Richmond aren’t a great side. They’ve been structured and coached to a style of game that is effective, and which is basically greater than the sum of its parts. Interestingly, you could say GWS is the opposite. They’re a richly talented team who play too often as individuals (I believe poorly coached). Even then they’re dangerous, but when they click as a unit they’re very formidable. If that happens Saturday they should win.

Richmond dominated against Geelong and should have had a match winning lead at half time – instead, Geelong drew level in the third quarter. Richmond would ultimately go on to record a dominant win, but the game highlighted both their strengths and their flaws. They have not been a big scoring team this year, and have an undersized forward line (which has often been a positive). They don’t convert enough chances. Their efficiency too often breaks down going forward. Against Geelong it took a great player like Dustin Martin to take the game by the scruff of the neck.

I don’t think they can get away with the same inefficiency against a quality team in form.

That’s the question – GWS are a quality outfit, but will they be in form? They’ve been erratic in general, and this week must play on a ground in front of 100,000, of which just fifteen hundred are GWS supporters. The crowd will be overwhelmingly yellow and black, and noisier than you can imagine.
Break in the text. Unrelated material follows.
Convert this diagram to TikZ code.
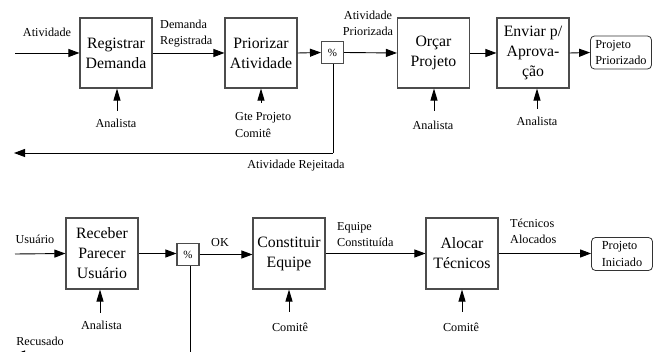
\documentclass[tikz,border=0pt]{standalone}
\usepackage{fontspec}
\setmainfont{Liberation Serif}
\usetikzlibrary{arrows.meta}
\begin{document}
\begin{tikzpicture}[x=1pt,y=-1pt,
  proc/.style={draw=black!70,line width=1.1pt,minimum width=72pt,minimum height=70pt,inner sep=0pt,align=center,font=\fontsize{15.8}{20}\selectfont},
  pct/.style={draw=black!70,line width=1.1pt,minimum width=22pt,minimum height=22pt,inner sep=0pt,font=\fontsize{11}{13}\selectfont},
  term/.style={draw=black!80,line width=0.8pt,rounded corners=4pt,minimum width=61pt,minimum height=33pt,inner sep=2pt,align=left,font=\fontsize{12.3}{16.5}\selectfont},
  lbl/.style={inner sep=0pt,align=center,font=\fontsize{12.2}{16.5}\selectfont},
  lbll/.style={inner sep=0pt,align=left,font=\fontsize{12.2}{16.5}\selectfont},
  flow/.style={line width=0.9pt,-{Triangle[length=11pt,width=8pt]}},
  ctl/.style={line width=0.9pt,-{Triangle[length=12pt,width=7pt]}},
  line/.style={line width=0.9pt}]
\useasboundingbox (0,0) rectangle (658,352);
\clip (0,0) rectangle (658,352);
% top row
\node[proc] (b1) at (116,53) {Registrar\\Demanda};
\node[proc] (b2) at (261,53) {Priorizar\\Atividade};
\node[pct] (p1) at (332.5,52.5) {\%};
\node[proc] (b3) at (433.5,53) {Orçar\\Projeto};
\node[proc] (b4) at (533,53) {Enviar p/\\Aprova-\\ção};
\node[term] (t1) at (621,52.5) {Projeto\\Priorizado};
\coordinate (in1) at (15,53);
\draw[flow] (in1) -- (b1.west);
\draw[flow] (b1.east) -- (b2.west);
\draw[flow] (b2.east) -- (p1.west);
\draw[flow] (p1.east) -- (b3.west);
\draw[flow] (b3.east) -- (b4.west);
\draw[flow] (b4.east) -- (t1.west);
\coordinate (rj) at (333,153);
\coordinate (rjend) at (14,153);
\draw[line] (p1.south -| rj) -- (rj);
\draw[flow] (rj) -- (rjend);
\node[lbl] (l1) at (47,32) {Atividade};
\node[lbll,anchor=west] (l2) at (160,33.5) {Demanda\\Registrada};
\node[lbl] (l3) at (368,23.5) {Atividade\\Priorizada};
\node[lbl] (l4) at (296,166) {Atividade Rejeitada};
\node[lbl] (a1) at (116,123) {Analista};
\node[lbll,anchor=west] (a2) at (235,125) {Gte Projeto\\Comitê};
\node[lbl] (a3) at (433,125) {Analista};
\node[lbl] (a4) at (537,121) {Analista};
\coordinate (c1) at (117,111);
\coordinate (c2) at (261,103);
\coordinate (c3) at (434,111);
\coordinate (c4) at (537,109);
\draw[ctl] (c1) -- (c1 |- b1.south);
\draw[ctl] (c2) -- (c2 |- b2.south);
\draw[ctl] (c3) -- (c3 |- b3.south);
\draw[ctl] (c4) -- (c4 |- b4.south);
% bottom row
\node[proc,minimum height=71pt] (b5) at (102,253.5) {Receber\\Parecer\\Usuário};
\node[pct] (p2) at (188,254.5) {\%};
\node[proc,minimum height=71pt] (b6) at (289,253.5) {Constituir\\Equipe};
\node[proc,minimum height=71pt] (b7) at (462,253.5) {Alocar\\Técnicos};
\node[term] (t2) at (622,254) {Projeto\\Iniciado};
\coordinate (in2) at (15,254);
\draw[flow] (in2) -- (b5.west);
\draw[flow] (b5.east) -- (b5.east -| p2.west);
\draw[flow] (p2.east) -- (p2.east -| b6.west);
\draw[flow] (b6.east) -- (b6.east -| b7.west);
\draw[flow] (b7.east) -- (b7.east -| t2.west);
\coordinate (rc) at (190,354.5);
\coordinate (rcend) at (14,354.5);
\draw[line] (p2.south -| rc) -- (rc);
\draw[flow] (rc) -- (rcend);
\node[lbl] (l5) at (35,239) {Usuário};
\node[lbl] (l6) at (220,243) {OK};
\node[lbll,anchor=west] (l7) at (337,234.5) {Equipe\\Constituída};
\node[lbll,anchor=west] (l8) at (510,231.5) {Técnicos\\Alocados};
\node[lbl] (l9) at (40,341) {Recusado};
\node[lbl] (a5) at (101.5,325) {Analista};
\node[lbl] (a6) at (290,327) {Comitê};
\node[lbl] (a7) at (461,327) {Comitê};
\coordinate (c5) at (100,313);
\coordinate (c6) at (289,312);
\coordinate (c7) at (462,312);
\draw[ctl] (c5) -- (c5 |- b5.south);
\draw[ctl] (c6) -- (c6 |- b6.south);
\draw[ctl] (c7) -- (c7 |- b7.south);
\end{tikzpicture}
\end{document}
There’s a lot of ifs and buts in this game. GWS have the quality edge. Richmond will have the crowd on their side. Question is how they turn up on the day. I think we’ll know pretty early, but I’m inclined to GWS because all the hype for Richmond is unhealthy.

It will be an interesting vibe if GWS get up. The crowd will become silent, and there could be riots in the streets after, depending on how it plays out. I’m not sure if they can go this far next year.

In the other game I’m tipping Adelaide to beat Geelong at home.